Minimal CSV extraction

Create one tidy CSV row per game—for you only—without flattening the universe.

Run

Run after each small change. Tiny loops win.

uv run python -m src.scout
You will touch
  • src/scout/ (CSV extraction)
  • data/derived/
Time

60–120 minutes

Do this (suggested order)

  1. Load all data/raw/matches/*.json files.
  2. For each match, find your participant by matching puuid.
  3. Build one row dict per match with a small set of columns (add columns one at a time).
  4. Write data/derived/matches.csv with consistent headers.
  5. Run sanity checks: row count, win values, time order when sorted, no all-null columns.

You’ll practice

  • Extract stable fields from nested JSON
  • Design a derived dataset
  • Write CSV without losing types

Explainers (for context, not homework)

Build

Read
  • Load all data/raw/matches/*.json
Select your row
  • One row per match for your participant
Write
  • data/derived/matches.csv with required columns

Check yourself

  • CSV exists with same row count as match files processed
  • Values look sane (no all-null columns)

If it breaks

  • Selecting the wrong participant
  • CSV headers off-by-one
  • Mixing strings/ints in same column

Hints (spoilers)

Hint: build it like mini-quests (one column at a time)
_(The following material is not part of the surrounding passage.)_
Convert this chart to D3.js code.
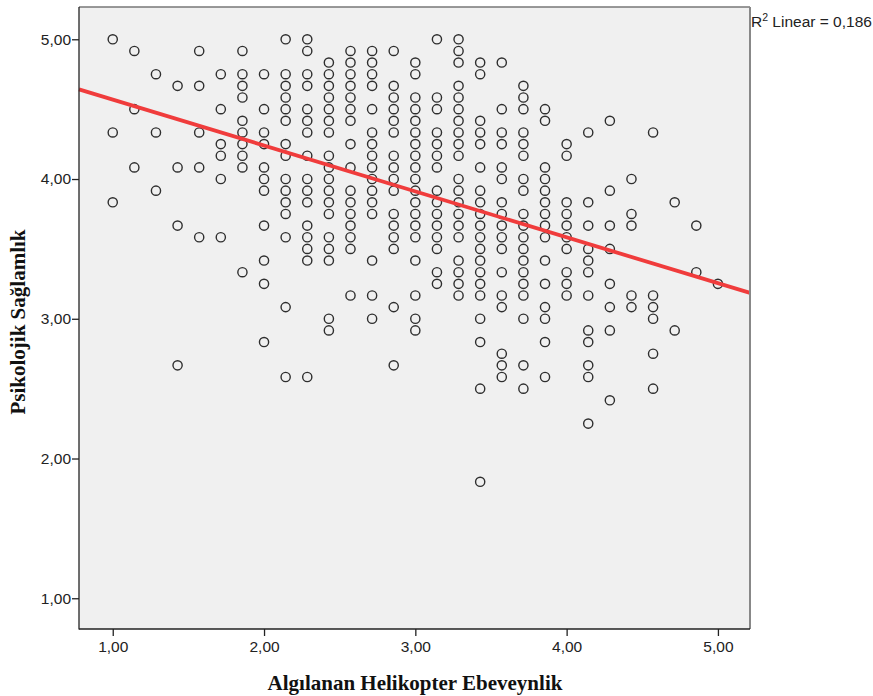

Build the CSV like a checklist: get match_id + game_start + win first, then add one column at a time. If a new column breaks things, you know exactly which one did it.

Bigger hint: row skeleton (small, repeatable)

A reasonable starting row

row = {
  'match_id': match_id,
  'game_start': match['info'].get('gameStartTimestamp'),
  'win': bool(me.get('win')),
  'champion': me.get('championName'),
  'kills': me.get('kills'),
  'deaths': me.get('deaths'),
  'assists': me.get('assists'),
}
Bigger hint: missing fields (use .get and keep moving)

Not every field exists in every match. Use .get() with defaults and allow “optional columns” to be blank instead of crashing.

Unblock-me: mixed types (make win consistently 0/1 or True/False)

If some rows store win as true and others as \"true\", pandas will hate you later. Pick one representation and stick to it.

Expected derived file

data/
  derived/
    matches.csv

Suggested starter columns

Keep it small. You can always add more later.

match_id
game_start
champion
win
kills
deaths
assists
game_duration_s

Sanity checks (quick)

- Row count == match files processed
- game_start increases when sorted
- win is only 0/1 or True/False
- champion looks like names, not IDs